The one I came closest to saving I got from a liquor store worker in British Columbia in the 1980s. It was neat and grey and the knot was already tied, but there was nothing to go round the neck. It just clipped on to the collar. So when a drunk in the liquor store grabbed it, he found himself in much the same position as a cat that pounces on a lizard's tail. I liked wearing that tie to formal occasions. It gave me a mild anarchic buzz. But, as I say, in the end I threw it, along with all the rest of them.
Except for the liquor store beast, the ties were all conventional neck ties. When younger I would sometimes wear a bow tie in conjunction with a black dinner jacket for occasions of significant formality. And as I fixed the tie around my peach-skin neck - pre-tied and elasticated, naturally; I don't believe I know anyone who can tie a bow tie - it was in the sure and certain knowledge that within a few hours I'd be face down in a flower-bed as drunk as a bunk of skunks.
But some time in my 50s the dinner jacket shrank and I saw no need to replace it and I've not owned a bow tie since. (In passing I would like to take the opportunity to observe that I suspect any person who wears a bow tie during daylight hours of gross sexual deviance at the least.)
I was never, while we're at it, a cravat man, either. Indeed the only man I ever knew to habitually wear a cravat was a property developer and cricket fanatic who was also the only man I ever knew to habitually take snuff. I found the snuff more interesting than the cravat. He put a pinch on the crook between finger and thumb and snorted it. Having dosed both nostrils he blew his nose into a colossal handkerchief made of a dark material that hid the evidence. There is now a memorial bench to this man at the cricket ground I played on as a youth. The plaque mentions neither the snuff nor the cravat.
Most of the older ties in my drawer were sporting ones: cricket clubs, rugby clubs, touring clubs we'd played against. The ties were all ugly but the memories sweet. Most of the ties were badly stained. I suspect if you'd dropped them in a bucket of water and let them leach, you'd have got something bottleable.
The most battered tie was from a university drinking club, the Kangaroos. I was hon sec in my final year, charged with devising novel ways for the membership to get drunk. I've still got a framed photo of us all, suited, tied and alarmingly fresh-faced.
The ties from middle-age were easier to biff. They were bought for work. Many were over-bright or extravagantly patterned or comically themed, intended, I suppose, oh dear, to say something about me, to make me stand out from the crowd. But to want to stand out from the crowd is to admit that you belong in the crowd. Indeed wearing a tie is almost the definition of crowdishness, of social conformity. 'A crowd flowed over London Bridge,' wrote sad old Eliot, and he didn't have to add that they all wore ties.
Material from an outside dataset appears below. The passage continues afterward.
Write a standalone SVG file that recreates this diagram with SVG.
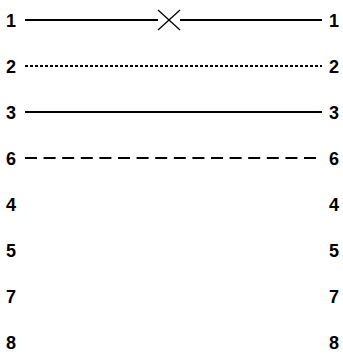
<svg xmlns="http://www.w3.org/2000/svg" width="343" height="357" viewBox="0 0 343 357">
<style>
text{font-family:"Liberation Sans",Arial,sans-serif;font-weight:bold;font-size:18px;fill:#000}
.l{text-anchor:start}
.r{text-anchor:end}
line{stroke:#000;stroke-width:2;fill:none}
.x{stroke-width:1.3}
.dot{stroke-dasharray:3,2}
.dash{stroke-dasharray:12,6.6}
</style>
<rect width="343" height="357" fill="#fff"/>
<g id="connectors">
<line x1="25" y1="20" x2="158" y2="20"/>
<line class="x" x1="158" y1="10" x2="180" y2="30"/>
<line class="x" x1="180" y1="10" x2="158" y2="30"/>
<line x1="180" y1="20" x2="322" y2="20"/>
<line class="dot" x1="25" y1="66" x2="322" y2="66"/>
<line x1="25" y1="112" x2="322" y2="112"/>
<line class="dash" x1="25" y1="158" x2="322" y2="158"/>
</g>
<g id="n1"><text class="l" x="6" y="26.5">1</text><text class="r" x="339" y="26.5">1</text></g>
<g id="n2"><text class="l" x="6" y="72.5">2</text><text class="r" x="339" y="72.5">2</text></g>
<g id="n3"><text class="l" x="6" y="118.5">3</text><text class="r" x="339" y="118.5">3</text></g>
<g id="n6"><text class="l" x="6" y="164.5">6</text><text class="r" x="339" y="164.5">6</text></g>
<g id="n4"><text class="l" x="6" y="211">4</text><text class="r" x="339" y="211">4</text></g>
<g id="n5"><text class="l" x="6" y="257">5</text><text class="r" x="339" y="257">5</text></g>
<g id="n7"><text class="l" x="6" y="303">7</text><text class="r" x="339" y="303">7</text></g>
<g id="n8"><text class="l" x="6" y="349">8</text><text class="r" x="339" y="349">8</text></g>
</svg>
You can sense it in the words.
It's hard to see why the tie has endured so long. Unlike a jacket, shirt or trousers it confers no benefit other than perhaps to conceal a row of buttons. Presumably it began as a neckerchief, tied round the neck to absorb sweat or to provide warmth. From that it evolved into fashion. Flick through a photo album and you can date most snaps from the ties - the reed-thin ties of the 1950s, the woven string things of the later 60s, the wide chequered beasts of the early 70s and so on. They prove, if nothing else, that the winds of fashion blow men along like thistledown just as they do women. We are all of us creatures of the herd.
But there is also class attached to ties. Posh boys' schools require them. Army regiments love them. Parliament insists on them. Most professions traditionally wear them. But few trades do.
So ties are emblems of belonging and of social status. And at 61 I'm not much interested in either. Henceforth if an event requires a tie, I just won't go. I'm not sure that I'll miss much.